Best books on preaching (8)
I said Ed got two in the list and here's the second. I'm always telling my preaching group to make sure their sermons offend the Rabbi and Iman. That's a rather provocative way of saying that preaching should always be preaching. This book is actually a collection of sermons – worked examples of the principles laid out in the first chapter. Both warming and helpful. And, joy, in print still!
Best books on preaching (7)
When The Trellis and the Vine came out, many of us thought 'this is an excellent book, but where is preaching mentioned or championed?' The answer was – if only we knew it – that we were waiting for volume 2. And it was worth the wait. This book is not long, it's essentially a developed and worked illustration of an arrow and target, but it is readable, useful and rewarding. If you are an experienced preacher it may not tell you anything you do not know – but I still think it's worth the read anyway. And buy copies for your leadership team too. Read it with them. Importantly, it stresses the importance of both systematics and biblical theology (a necessary balance which may have been lost in recent years).
Happy Bank Holiday
The office is closed today (UK Bank Holiday) so enjoy an extra rest day. We will.
Best books on preaching (6)
It used to be that preachers were marked out by whether they liked Stott on preaching or MLJ. No longer, I hope. Both are useful. But sadly, until recently, both were out of print in the UK. That's Hodder for you. Langham have sorted out the Stott book. Who's going to sort out MLJ? It has been reissued in the US and is available in the UK through amazon in a nice hardback with essays from Dever, Duncan, Piper et al. It can be a bit dated at times, being written up, as it was, from lectures given at Westminster Theological Seminary. But the material is still of immense value. Practical and warm too. It's typical Doctor – not a laugh a minute lite, but weighty, thoughtful and useful. A nice present in hardback form and, like Stott, one to go back to regularly.

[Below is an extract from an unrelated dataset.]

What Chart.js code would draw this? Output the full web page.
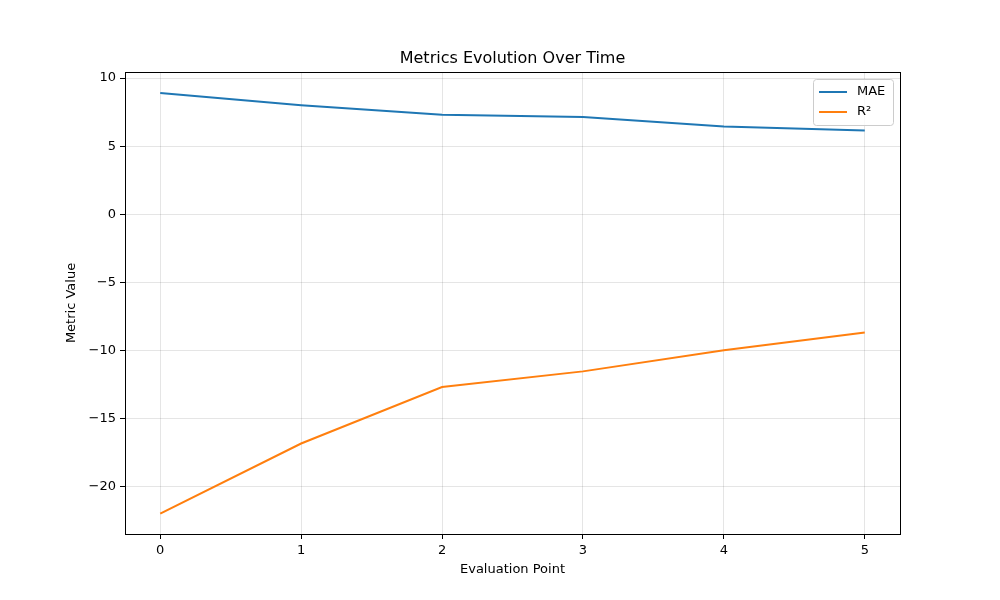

Best books on preaching (5)
5. Preaching and Biblical Theology by Ed Clowney
Ed gets two books in my list. Here is the first. Every preacher knows the importance of biblical theology. But every preaching also knows how it can limit preaching if you're not careful. It can end up sounding like you've only got one Old Testament sermon, for example. Ed sorts that out. This is a masterful addition to Vos' work on biblical theology where Ed expands the implications for preaching. It's not new (1961) and is out of print – but there are cheap second hand copies around (search ebay and abebooks). Worth hunting down.
Best books on preaching (4)
Short. Pithy. Pastoral. To the point. A book written for ordinary preachers in ordinary churches. A book which simply says "it is worth it." Every pastor needs this book and needs to re-read it from time to time. Nuff said.
Best books on preaching (3)
There are lots of "how to" books on preaching. These make me a little nervous because they give the impression that the spiritual work of preaching can be reduced to a classroom exercise. People (except those who have actually come) say the same about Cornhill. For the record, it is hardly unspiritual to think carefully about a text and aim to convey its message faithfully! That does not deny the Spirit's work, nor say that there is nothing spiritual needed when one preaches!
Haddon Robinson's book (called Biblical Preaching in the US) is the masterly introduction to prepaing expository messages. It covers many of the same things we would cover on Cornhill, perhaps a little more rigidly. As such it is really very useful to someone starting out in preaching. In fact, as I write, I am prompted to send a copy to someone I know who needs some help – it's that kind of book.